After coming close to a deal with its chief creditors several times, the county broke off talks and the court-appointed receiver this week, opting to declare bankruptcy. The decision could shake the municipal bond markets, affect Alabama's ability to borrow money at good rates, and affect confidence among corporate developers eyeing Alabama for investment.
It comes as the state is already taking flak for implementing the toughest anti-immigration law in the US, which has caused hardship for Hispanic migrants, farmers, and construction companies.
"The Jefferson County sewer-debt crisis has been an impediment to economic growth in the state, and the bankruptcy filing will now be an even greater challenge to overcome," Gov. Robert Bentley said in a statement.
By the measure of municipal defaults, cities are doing better this year than last. Some 42 municipalities have defaulted on bond payments this year, compared with 74 by the same time last year. Most of these defaults – as well as bankruptcies in Central Falls, R.I., in August and Vallejo, Calif., in 2008 – resulted from communities trying to get out of gold-plated public union contracts.

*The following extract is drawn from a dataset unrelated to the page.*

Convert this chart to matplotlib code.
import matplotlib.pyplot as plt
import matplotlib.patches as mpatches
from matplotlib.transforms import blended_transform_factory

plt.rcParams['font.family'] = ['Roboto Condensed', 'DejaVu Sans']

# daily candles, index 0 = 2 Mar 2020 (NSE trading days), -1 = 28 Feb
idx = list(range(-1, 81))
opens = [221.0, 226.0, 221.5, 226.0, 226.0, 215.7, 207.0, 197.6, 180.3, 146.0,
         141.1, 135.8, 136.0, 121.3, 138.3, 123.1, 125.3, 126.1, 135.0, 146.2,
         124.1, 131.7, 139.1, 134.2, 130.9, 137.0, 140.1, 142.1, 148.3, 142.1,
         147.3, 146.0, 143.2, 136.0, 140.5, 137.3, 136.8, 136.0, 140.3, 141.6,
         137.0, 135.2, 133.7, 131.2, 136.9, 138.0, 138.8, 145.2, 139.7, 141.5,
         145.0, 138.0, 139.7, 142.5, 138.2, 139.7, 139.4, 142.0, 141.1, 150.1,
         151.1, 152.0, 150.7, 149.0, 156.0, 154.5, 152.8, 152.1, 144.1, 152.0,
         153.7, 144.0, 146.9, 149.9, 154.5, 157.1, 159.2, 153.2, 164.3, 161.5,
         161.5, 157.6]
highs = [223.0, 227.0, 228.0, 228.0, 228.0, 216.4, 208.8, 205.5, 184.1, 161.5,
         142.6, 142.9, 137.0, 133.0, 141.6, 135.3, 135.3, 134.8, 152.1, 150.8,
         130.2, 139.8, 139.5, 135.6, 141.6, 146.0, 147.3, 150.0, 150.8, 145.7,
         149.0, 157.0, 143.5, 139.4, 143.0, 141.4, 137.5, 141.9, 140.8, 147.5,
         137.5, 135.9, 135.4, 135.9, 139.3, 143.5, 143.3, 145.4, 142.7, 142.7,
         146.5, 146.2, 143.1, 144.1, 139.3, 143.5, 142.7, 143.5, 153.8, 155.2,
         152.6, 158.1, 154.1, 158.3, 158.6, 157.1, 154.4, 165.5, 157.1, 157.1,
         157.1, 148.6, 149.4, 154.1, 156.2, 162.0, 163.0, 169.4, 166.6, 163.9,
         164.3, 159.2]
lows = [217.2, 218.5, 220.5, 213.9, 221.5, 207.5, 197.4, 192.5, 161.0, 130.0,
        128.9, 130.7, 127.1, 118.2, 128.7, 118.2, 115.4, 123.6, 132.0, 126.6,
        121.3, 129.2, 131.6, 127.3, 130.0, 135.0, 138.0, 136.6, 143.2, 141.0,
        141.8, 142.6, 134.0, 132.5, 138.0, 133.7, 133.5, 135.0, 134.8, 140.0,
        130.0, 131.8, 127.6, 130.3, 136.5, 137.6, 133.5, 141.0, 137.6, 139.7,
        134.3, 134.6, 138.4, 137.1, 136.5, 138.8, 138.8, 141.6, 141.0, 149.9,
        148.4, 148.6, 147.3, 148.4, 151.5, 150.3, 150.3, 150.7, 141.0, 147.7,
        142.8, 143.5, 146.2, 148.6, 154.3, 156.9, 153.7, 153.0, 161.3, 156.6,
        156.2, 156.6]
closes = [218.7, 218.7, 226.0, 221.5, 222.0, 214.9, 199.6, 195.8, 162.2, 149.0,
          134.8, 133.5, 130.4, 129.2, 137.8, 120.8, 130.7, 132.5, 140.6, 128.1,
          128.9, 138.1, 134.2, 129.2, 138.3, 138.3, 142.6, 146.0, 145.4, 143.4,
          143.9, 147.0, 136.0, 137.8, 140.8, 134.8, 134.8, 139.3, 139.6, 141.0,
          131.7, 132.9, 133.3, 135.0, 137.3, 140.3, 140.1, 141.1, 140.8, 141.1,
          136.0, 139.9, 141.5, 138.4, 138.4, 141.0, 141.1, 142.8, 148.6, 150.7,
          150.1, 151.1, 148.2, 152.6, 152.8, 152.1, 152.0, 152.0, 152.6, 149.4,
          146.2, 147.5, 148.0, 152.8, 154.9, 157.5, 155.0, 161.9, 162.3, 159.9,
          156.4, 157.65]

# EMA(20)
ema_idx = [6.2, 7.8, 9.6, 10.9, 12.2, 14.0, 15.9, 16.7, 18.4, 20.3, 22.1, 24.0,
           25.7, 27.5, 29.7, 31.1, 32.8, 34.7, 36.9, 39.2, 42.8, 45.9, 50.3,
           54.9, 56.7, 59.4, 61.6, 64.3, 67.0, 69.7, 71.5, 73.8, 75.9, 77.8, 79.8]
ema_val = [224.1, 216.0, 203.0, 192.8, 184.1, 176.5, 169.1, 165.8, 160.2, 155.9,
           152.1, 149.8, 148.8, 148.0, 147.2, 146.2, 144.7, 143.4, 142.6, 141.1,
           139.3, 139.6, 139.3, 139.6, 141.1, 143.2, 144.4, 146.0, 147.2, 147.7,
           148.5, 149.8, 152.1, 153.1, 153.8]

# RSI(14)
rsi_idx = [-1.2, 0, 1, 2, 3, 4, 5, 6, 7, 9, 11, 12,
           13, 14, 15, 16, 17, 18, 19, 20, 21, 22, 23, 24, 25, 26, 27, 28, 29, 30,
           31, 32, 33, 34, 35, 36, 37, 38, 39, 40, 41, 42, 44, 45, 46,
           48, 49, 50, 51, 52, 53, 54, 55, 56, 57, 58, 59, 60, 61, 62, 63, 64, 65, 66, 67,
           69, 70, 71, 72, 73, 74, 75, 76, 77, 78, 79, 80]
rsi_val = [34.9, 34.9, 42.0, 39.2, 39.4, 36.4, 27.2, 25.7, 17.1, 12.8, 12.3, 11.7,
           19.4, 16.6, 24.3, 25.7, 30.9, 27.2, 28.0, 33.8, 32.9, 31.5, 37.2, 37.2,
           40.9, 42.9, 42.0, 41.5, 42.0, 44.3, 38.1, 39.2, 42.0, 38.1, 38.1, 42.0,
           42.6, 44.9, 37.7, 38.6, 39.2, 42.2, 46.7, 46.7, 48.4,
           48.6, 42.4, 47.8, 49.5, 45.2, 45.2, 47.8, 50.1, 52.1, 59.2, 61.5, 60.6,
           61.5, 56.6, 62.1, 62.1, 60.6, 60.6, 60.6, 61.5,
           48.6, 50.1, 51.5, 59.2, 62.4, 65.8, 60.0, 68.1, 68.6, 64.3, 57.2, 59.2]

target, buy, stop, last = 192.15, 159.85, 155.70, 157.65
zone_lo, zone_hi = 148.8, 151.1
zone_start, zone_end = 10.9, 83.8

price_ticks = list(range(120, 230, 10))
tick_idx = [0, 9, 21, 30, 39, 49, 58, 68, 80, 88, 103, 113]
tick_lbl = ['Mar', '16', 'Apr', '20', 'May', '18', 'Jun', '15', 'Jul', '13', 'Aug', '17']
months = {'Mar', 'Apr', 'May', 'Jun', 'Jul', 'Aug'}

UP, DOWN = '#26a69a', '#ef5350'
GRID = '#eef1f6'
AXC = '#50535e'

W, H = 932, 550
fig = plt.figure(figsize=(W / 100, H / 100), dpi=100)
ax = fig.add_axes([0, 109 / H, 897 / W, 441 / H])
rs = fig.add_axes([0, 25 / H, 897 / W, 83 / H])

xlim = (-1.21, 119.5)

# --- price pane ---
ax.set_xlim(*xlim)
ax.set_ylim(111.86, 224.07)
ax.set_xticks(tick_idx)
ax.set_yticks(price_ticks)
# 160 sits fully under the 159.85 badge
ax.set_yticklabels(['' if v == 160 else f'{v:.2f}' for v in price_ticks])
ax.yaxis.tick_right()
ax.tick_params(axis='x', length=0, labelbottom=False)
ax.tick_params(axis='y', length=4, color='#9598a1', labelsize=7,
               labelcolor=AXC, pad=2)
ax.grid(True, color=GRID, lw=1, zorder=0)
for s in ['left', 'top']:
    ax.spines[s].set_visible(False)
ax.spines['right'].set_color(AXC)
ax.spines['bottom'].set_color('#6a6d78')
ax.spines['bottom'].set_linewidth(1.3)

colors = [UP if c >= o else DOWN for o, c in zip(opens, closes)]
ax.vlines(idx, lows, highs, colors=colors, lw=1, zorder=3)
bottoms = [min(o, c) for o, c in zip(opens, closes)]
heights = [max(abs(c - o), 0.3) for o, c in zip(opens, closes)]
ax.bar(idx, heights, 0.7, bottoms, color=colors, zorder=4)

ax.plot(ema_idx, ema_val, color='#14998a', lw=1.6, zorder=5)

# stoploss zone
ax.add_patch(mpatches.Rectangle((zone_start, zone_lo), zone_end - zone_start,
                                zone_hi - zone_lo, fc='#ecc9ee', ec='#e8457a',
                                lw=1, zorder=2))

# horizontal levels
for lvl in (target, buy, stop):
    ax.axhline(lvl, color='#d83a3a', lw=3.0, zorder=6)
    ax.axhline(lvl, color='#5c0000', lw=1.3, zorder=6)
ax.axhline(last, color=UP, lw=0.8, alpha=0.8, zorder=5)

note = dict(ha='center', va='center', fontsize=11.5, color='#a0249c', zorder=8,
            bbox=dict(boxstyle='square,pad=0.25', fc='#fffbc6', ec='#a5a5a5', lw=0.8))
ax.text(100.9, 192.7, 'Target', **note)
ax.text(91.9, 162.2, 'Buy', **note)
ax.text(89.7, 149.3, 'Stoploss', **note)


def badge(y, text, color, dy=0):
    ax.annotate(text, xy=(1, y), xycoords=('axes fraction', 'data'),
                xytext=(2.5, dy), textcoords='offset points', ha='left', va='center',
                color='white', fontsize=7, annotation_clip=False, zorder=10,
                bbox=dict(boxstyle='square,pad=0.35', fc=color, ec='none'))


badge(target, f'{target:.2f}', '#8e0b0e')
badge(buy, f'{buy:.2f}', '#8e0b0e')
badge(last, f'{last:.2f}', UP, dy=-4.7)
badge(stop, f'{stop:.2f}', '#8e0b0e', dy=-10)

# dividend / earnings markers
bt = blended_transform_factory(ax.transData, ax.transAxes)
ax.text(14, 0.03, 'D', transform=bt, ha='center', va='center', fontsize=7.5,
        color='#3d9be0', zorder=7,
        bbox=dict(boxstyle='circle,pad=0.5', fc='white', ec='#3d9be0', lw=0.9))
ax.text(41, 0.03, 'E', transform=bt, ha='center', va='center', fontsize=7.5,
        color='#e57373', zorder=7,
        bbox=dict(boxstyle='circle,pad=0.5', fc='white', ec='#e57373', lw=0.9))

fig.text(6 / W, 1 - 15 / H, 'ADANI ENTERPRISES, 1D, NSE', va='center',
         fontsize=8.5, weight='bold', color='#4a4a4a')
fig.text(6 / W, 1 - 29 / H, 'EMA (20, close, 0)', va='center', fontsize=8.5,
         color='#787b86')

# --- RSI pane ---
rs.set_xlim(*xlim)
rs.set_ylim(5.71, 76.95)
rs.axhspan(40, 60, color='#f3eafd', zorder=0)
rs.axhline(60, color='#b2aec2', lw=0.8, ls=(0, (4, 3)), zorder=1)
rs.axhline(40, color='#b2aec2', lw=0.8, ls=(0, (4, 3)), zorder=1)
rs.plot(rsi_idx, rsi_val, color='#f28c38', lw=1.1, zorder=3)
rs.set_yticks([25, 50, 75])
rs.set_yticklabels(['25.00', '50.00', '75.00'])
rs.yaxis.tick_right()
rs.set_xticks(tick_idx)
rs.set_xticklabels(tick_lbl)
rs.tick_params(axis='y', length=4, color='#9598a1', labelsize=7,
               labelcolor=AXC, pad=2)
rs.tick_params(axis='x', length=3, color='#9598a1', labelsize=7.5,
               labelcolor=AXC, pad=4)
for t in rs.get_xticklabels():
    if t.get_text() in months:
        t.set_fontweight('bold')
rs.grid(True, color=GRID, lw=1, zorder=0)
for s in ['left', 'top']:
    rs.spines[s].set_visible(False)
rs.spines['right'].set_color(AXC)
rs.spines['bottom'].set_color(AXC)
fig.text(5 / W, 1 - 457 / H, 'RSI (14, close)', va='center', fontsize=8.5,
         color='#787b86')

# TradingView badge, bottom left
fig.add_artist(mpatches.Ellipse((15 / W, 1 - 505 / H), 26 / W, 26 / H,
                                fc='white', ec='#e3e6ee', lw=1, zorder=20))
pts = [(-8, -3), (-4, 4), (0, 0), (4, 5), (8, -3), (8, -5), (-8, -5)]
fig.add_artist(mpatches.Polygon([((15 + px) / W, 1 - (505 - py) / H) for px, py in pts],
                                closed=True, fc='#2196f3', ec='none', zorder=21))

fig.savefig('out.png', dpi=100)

The Jefferson bankruptcy shares some similarities with the Harrisburg, Pa., bankruptcy filing on Oct. 12, which involved payments to a public utility. But some finance experts say the filing has less to do with the defaulted sewer bonds than the decisions of the state Legislature. The Legislature refused to lend a lifeline of financial support to a county that's had to lay off so many workers that portable toilets now dot courthouse lawns to service slow-moving queues.
"Ideological purity trumps economic common sense, and there has been no effort by the state of Alabama to actually help out, and that's how this bankruptcy is really different and why it's going to hurt the state in the long run," says Andreas Rauterkus, an economics professor at the University of Alabama at Birmingham. "The cost of doing business in Alabama is going to be more expensive in the long run because of this."

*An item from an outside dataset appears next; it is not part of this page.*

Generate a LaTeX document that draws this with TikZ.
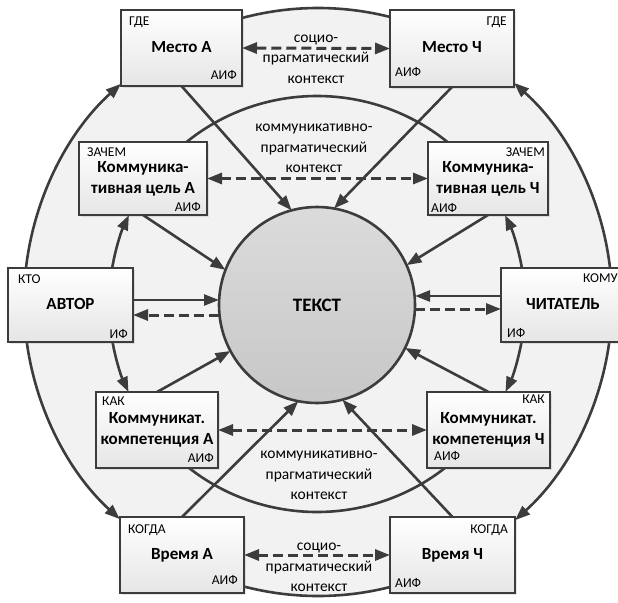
\documentclass[tikz,border=0pt]{standalone}
\usepackage{fontspec}
\setmainfont{Carlito}
\usetikzlibrary{arrows.meta,shadows}
\definecolor{dg}{HTML}{3C3C3C}
\begin{document}
\begin{tikzpicture}[x=1pt,y=1pt,
  box/.style={draw=dg, line width=2.8pt, rectangle, top color=white, bottom color=black!10,
    inner sep=0pt, outer sep=0pt, font=\fontsize{17}{21}\selectfont\bfseries, align=center,
    drop shadow={opacity=0.2, shadow xshift=1.5pt, shadow yshift=-1.5pt}},
  small/.style={font=\fontsize{13.5}{15}\selectfont, inner sep=0pt},
  ctx/.style={font=\fontsize{15.5}{20.5}\selectfont, align=center, inner sep=0pt, anchor=north},
  ring/.style={draw=dg, line width=2.6pt},
  arr/.style={draw=dg, line width=2.6pt, -{Triangle[length=15pt,width=11pt]}},
  darr/.style={draw=dg, line width=3pt, dash pattern=on 10pt off 5pt,
    {Triangle[length=15pt,width=11pt]}-{Triangle[length=15pt,width=11pt]}},
  dsarr/.style={draw=dg, line width=3pt, dash pattern=on 10pt off 5pt,
    -{Triangle[length=15pt,width=11pt]}},
]
\useasboundingbox (0,0) rectangle (618,-602);
% rings
\node[circle, fill=black!5, minimum size=588pt, inner sep=0pt, outer sep=0pt] (outer) at (318,-302) {};
\node[circle, minimum size=416pt, inner sep=0pt, outer sep=0pt] (mid) at (317,-304) {};

% outer ring arcs
\draw[ring] ([shift={(106:294pt)}]outer.center) arc[start angle=106, end angle=74, radius=294pt];
\draw[ring] ([shift={(254:294pt)}]outer.center) arc[start angle=254, end angle=286, radius=294pt];
\draw[arr] ([shift={(174:294pt)}]outer.center) arc[start angle=174, end angle=132.1, radius=294pt];
\draw[arr] ([shift={(186.5:294pt)}]outer.center) arc[start angle=186.5, end angle=227.6, radius=294pt];
\draw[arr] ([shift={(6:294pt)}]outer.center) arc[start angle=6, end angle=48.2, radius=294pt];
\draw[arr] ([shift={(-6:294pt)}]outer.center) arc[start angle=-6, end angle=-47.9, radius=294pt];

% middle ring arcs
\draw[ring] ([shift={(130:208pt)}]mid.center) arc[start angle=130, end angle=50, radius=208pt];
\draw[ring] ([shift={(230:208pt)}]mid.center) arc[start angle=230, end angle=310, radius=208pt];
\draw[arr] ([shift={(171:208pt)}]mid.center) arc[start angle=171, end angle=154.7, radius=208pt];
\draw[arr] ([shift={(189.5:208pt)}]mid.center) arc[start angle=189.5, end angle=205, radius=208pt];
\draw[arr] ([shift={(9:208pt)}]mid.center) arc[start angle=9, end angle=25.3, radius=208pt];
\draw[arr] ([shift={(-9:208pt)}]mid.center) arc[start angle=-9, end angle=-25, radius=208pt];

% boxes
\node[box, minimum width=121pt, minimum height=76pt] (mestoA) at (181.5,-48) {\strut Место А};
\node[box, minimum width=124pt, minimum height=77pt] (mestoCh) at (452,-48.5) {\strut Место Ч};
\node[box, minimum width=128pt, minimum height=73pt] (celA) at (143,-178.5) {\strut Коммуника-\\\strut тивная цель А};
\node[box, minimum width=120pt, minimum height=73pt] (celCh) at (488,-178.5) {\strut Коммуника-\\\strut тивная цель Ч};
\node[box, minimum width=125pt, minimum height=74pt] (avtor) at (70.5,-305) {\strut АВТОР};
\node[box, minimum width=124pt, minimum height=74pt] (chit) at (563,-305) {\strut ЧИТАТЕЛЬ};
\node[box, minimum width=122pt, minimum height=76pt] (kompA) at (157,-430) {\strut Коммуникат.\\\strut компетенция А};
\node[box, minimum width=123pt, minimum height=76pt] (kompCh) at (488.5,-430) {\strut Коммуникат.\\\strut компетенция Ч};
\node[box, minimum width=124pt, minimum height=76pt] (vremA) at (182,-555) {\strut Время А};
\node[box, minimum width=125pt, minimum height=76pt] (vremCh) at (452.5,-555) {\strut Время Ч};

% small labels
\node[small, anchor=base west] (qmA) at ([shift={(8,-15.5)}]mestoA.north west) {ГДЕ};
\node[small, anchor=base east] (smA) at ([shift={(-5,7)}]mestoA.south east) {АИФ};
\node[small, anchor=base west] (qcA) at ([shift={(8,-14.5)}]celA.north west) {ЗАЧЕМ};
\node[small, anchor=base east] (scA) at ([shift={(-6,3.5)}]celA.south east) {АИФ};
\node[small, anchor=base west] (qav) at ([shift={(10,-15)}]avtor.north west) {КТО};
\node[small, anchor=base east] (sav) at ([shift={(-5,3.5)}]avtor.south east) {ИФ};
\node[small, anchor=base west] (qkA) at ([shift={(6,-13)}]kompA.north west) {КАК};
\node[small, anchor=base east] (skA) at ([shift={(-4,5.5)}]kompA.south east) {АИФ};
\node[small, anchor=base west] (qvA) at ([shift={(8,-16)}]vremA.north west) {КОГДА};
\node[small, anchor=base east] (svA) at ([shift={(-6,8.5)}]vremA.south east) {АИФ};
\node[small, anchor=base east] (qmC) at ([shift={(-7,-16)}]mestoCh.north east) {ГДЕ};
\node[small, anchor=base west] (smC) at ([shift={(5,10)}]mestoCh.south west) {АИФ};
\node[small, anchor=base east] (qcC) at ([shift={(-3,-14.5)}]celCh.north east) {ЗАЧЕМ};
\node[small, anchor=base west] (scC) at ([shift={(3,2.5)}]celCh.south west) {АИФ};
\node[small, anchor=base west] (qch) at ([shift={(82,-14.5)}]chit.north west) {КОМУ};
\node[small, anchor=base west] (sch) at ([shift={(6,5)}]chit.south west) {ИФ};
\node[small, anchor=base east] (qkC) at ([shift={(-5,-11)}]kompCh.north east) {КАК};
\node[small, anchor=base west] (skC) at ([shift={(7,8)}]kompCh.south west) {АИФ};
\node[small, anchor=base east] (qvC) at ([shift={(-7,-16)}]vremCh.north east) {КОГДА};
\node[small, anchor=base west] (svC) at ([shift={(5,5.5)}]vremCh.south west) {АИФ};

% text circle
\node[circle, draw=dg, line width=2.6pt, top color=black!14, bottom color=black!22,
  minimum size=196pt, inner sep=0pt, outer sep=0pt,
  font=\fontsize{19}{21}\selectfont\bfseries] (tekst) at (317,-305) {ТЕКСТ};

% context labels
\node[ctx] (ctx1) at (316,-27.5) {\strut социо-\\прагматический\\контекст};
\node[ctx] (ctx2) at (314,-117) {\strut коммуникативно-\\прагматический\\контекст};
\node[ctx] (ctx3) at (319,-444) {\strut коммуникативно-\\прагматический\\контекст};
\node[ctx] (ctx4) at (319,-536) {\strut социо-\\прагматический\\контекст};

% arrows to text
\draw[arr] (mestoA.south) -- (tekst.105);
\draw[arr] (mestoCh.south) -- (tekst.80);
\draw[arr] (celA.south) -- (tekst.159);
\draw[arr] (celCh.south) -- (tekst.24);
\draw[arr] (kompA.north) -- (tekst.208);
\draw[arr] (kompCh.north) -- (tekst.334);
\draw[arr] (vremA.north) -- (tekst.259);
\draw[arr] (vremCh.north) -- (tekst.285);
\draw[arr] ([yshift=5pt]avtor.east) -- ([yshift=5pt]tekst.west);
\draw[dsarr] ([yshift=-10pt]tekst.west) -- ([yshift=-10pt]avtor.east);
\draw[arr] ([yshift=9pt]chit.west) -- ([yshift=9pt]tekst.east);
\draw[dsarr] ([yshift=-4pt]tekst.east) -- ([yshift=-4pt]chit.west);

% dashed double arrows
\draw[darr] (mestoA.east) -- (mestoCh.west);
\draw[darr] (celA.east) -- (celCh.west);
\draw[darr] (kompA.east) -- (kompCh.west);
\draw[darr] (vremA.east) -- (vremCh.west);
\end{tikzpicture}
\end{document}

Alabama localities do face particular challenges financially. For one, home-rule laws passed by the state limit municipalities' ability to raise local revenues. What's more, when one local tax was recently ruled unconstitutional, state lawmakers failed to address it. The result was a 30 percent drop in local revenues, which led to massive county staff layoffs, including police and sheriff's deputies, and courthouses closing.

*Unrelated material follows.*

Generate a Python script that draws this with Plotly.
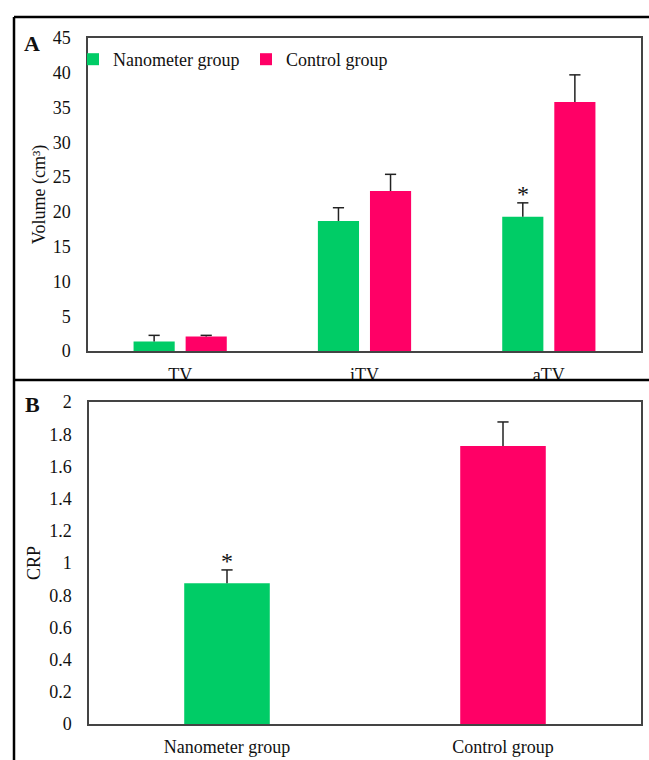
import plotly.graph_objects as go

# ---- Data ----
volume_categories = ["TV", "iTV", "aTV"]
nano_volume = [1.35, 18.7, 19.3]
nano_volume_err = [0.9, 1.9, 2.0]
control_volume = [2.1, 23.0, 35.8]
control_volume_err = [0.15, 2.4, 3.9]
volume_sig = [False, False, True]

crp_categories = ["Nanometer group", "Control group"]
crp_values = [0.874, 1.727]
crp_err = [0.083, 0.149]
crp_sig = [True, False]

GREEN = "rgb(0,204,102)"
PINK = "rgb(255,0,102)"
FONT = "Liberation Serif, Times New Roman, serif"
INK = "#111"

W, H = 649, 760
def px_x(p):
    return p / W
def px_y(p):
    return 1 - p / H

BARGAP = 0.435
BARGROUPGAP = 0.21
CRP_WIDTH = 0.31

fig = go.Figure()

stem = dict(type="data", symmetric=False, color="#222", thickness=1.5, width=0)

def add_bars(x, y, err, name, color, xa, ya, og, showlegend=True, width=None):
    fig.add_trace(go.Bar(
        x=x, y=y, name=name, showlegend=showlegend, width=width, offsetgroup=og,
        marker=dict(color=color, line=dict(width=0)),
        error_y=dict(array=err, arrayminus=[0] * len(y), **stem),
        xaxis=xa, yaxis=ya,
    ))

def add_caps(x, y, err, xa, ya, og):
    fig.add_trace(go.Scatter(
        x=x, y=[a + b for a, b in zip(y, err)], mode="markers", offsetgroup=og,
        marker=dict(symbol="line-ew", size=8, line=dict(color="#222", width=1.5)),
        showlegend=False, hoverinfo="skip", xaxis=xa, yaxis=ya,
    ))

add_bars(volume_categories, nano_volume, nano_volume_err, "Nanometer group", GREEN, "x", "y", "g1")
add_bars(volume_categories, control_volume, control_volume_err, "Control group", PINK, "x", "y", "g2")
add_bars(crp_categories, crp_values, crp_err, "CRP", [GREEN, PINK], "x2", "y2", "g3",
         showlegend=False, width=CRP_WIDTH)
add_caps(volume_categories, nano_volume, nano_volume_err, "x", "y", "g1")
add_caps(volume_categories, control_volume, control_volume_err, "x", "y", "g2")
add_caps(crp_categories, crp_values, crp_err, "x2", "y2", "g3")

# significance stars
slot = (1 - BARGAP) / 2
for i, s in enumerate(volume_sig):
    if s:
        fig.add_annotation(x=i - slot / 2, y=nano_volume[i] + nano_volume_err[i],
                           xref="x", yref="y", text="*", showarrow=False,
                           yanchor="bottom", yshift=-6,
                           font=dict(family=FONT, size=24, color=INK))
for i, s in enumerate(crp_sig):
    if s:
        fig.add_annotation(x=i, y=crp_values[i] + crp_err[i],
                           xref="x2", yref="y2", text="*", showarrow=False,
                           yanchor="bottom", yshift=-6,
                           font=dict(family=FONT, size=24, color=INK))

axis_line = dict(showline=True, linecolor="#444", linewidth=1.5, mirror=True,
                 showgrid=False, zeroline=False, ticks="", automargin=False,
                 tickfont=dict(family=FONT, size=18, color=INK))

fig.update_layout(
    width=W, height=H,
    margin=dict(l=0, r=0, t=0, b=0, autoexpand=False),
    paper_bgcolor="white", plot_bgcolor="white",
    barmode="group", bargap=BARGAP, bargroupgap=BARGROUPGAP,
    scattermode="group", scattergap=BARGAP,
    showlegend=True,
    legend=dict(orientation="h", x=px_x(73), y=px_y(41), xanchor="left", yanchor="top",
                font=dict(family=FONT, size=18, color=INK),
                bgcolor="rgba(0,0,0,0)", entrywidth=128, tracegroupgap=0),
    xaxis=dict(domain=[px_x(88), px_x(641)], anchor="y", ticklabelstandoff=7, **axis_line),
    yaxis=dict(domain=[px_y(351), px_y(38)], anchor="x", range=[0, 45], dtick=5,
               ticklabelstandoff=12,
               title=dict(text="Volume (cm³)", font=dict(family=FONT, size=18, color=INK),
                          standoff=2),
               **axis_line),
    xaxis2=dict(domain=[px_x(89), px_x(641)], anchor="y2", ticklabelstandoff=6, **axis_line),
    yaxis2=dict(domain=[px_y(724), px_y(402)], anchor="x2", range=[0, 2], dtick=0.2,
                ticklabelstandoff=12,
                title=dict(text="CRP", font=dict(family=FONT, size=18, color=INK),
                           standoff=4),
                **axis_line),
)

# frame: clip the category labels of panel A under the separator, then lines
fig.add_shape(type="rect", xref="paper", yref="paper",
              x0=px_x(95), x1=1, y0=px_y(392), y1=px_y(380),
              fillcolor="white", line=dict(width=0), layer="above")
for (x0, y0, x1, y1) in [(14, 17, 649, 17), (14, 17, 14, 760), (14, 380, 649, 380)]:
    fig.add_shape(type="line", xref="paper", yref="paper",
                  x0=px_x(x0), y0=px_y(y0), x1=px_x(x1), y1=px_y(y1),
                  line=dict(color="black", width=2.5), layer="above")

fig.add_annotation(text="<b>A</b>", x=px_x(32), y=px_y(43), xref="paper", yref="paper",
                   xanchor="center", yanchor="middle",
                   showarrow=False, font=dict(family=FONT, size=22, color=INK))
fig.add_annotation(text="<b>B</b>", x=px_x(32), y=px_y(404), xref="paper", yref="paper",
                   xanchor="center", yanchor="middle",
                   showarrow=False, font=dict(family=FONT, size=22, color=INK))

fig.write_html("out.html", config={"displayModeBar": False},
               post_script="document.body.style.margin='0';")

State lawmakers said Thursday they believe that Jefferson County can solve its revenue problems without state funds. "Now that they're filing for bankruptcy, we can work on solving the problems with the money they have," said state Rep. John Rogers.
Whether that is true remains to be seen. A bankruptcy judge can't force a government that sits at the pleasure of its citizens to raise more revenue. "Everybody is going to be saying, 'We need more money,' and that's going to be the real debate here," agrees Ms. Woodley of Samford. "There's been some skepticism that maybe we are funding things that maybe don't need to be funded, and this process may allow that to be worked out."
But experts say the filing could also represent a much-needed fresh start for a region that has seen economic development and quality of life hampered by the default.
"Bankruptcy is a good thing," Ben Brooks, a finance professor at the University of Alabama, told the Associated Press. "The sooner Jefferson County can get this behind them the better."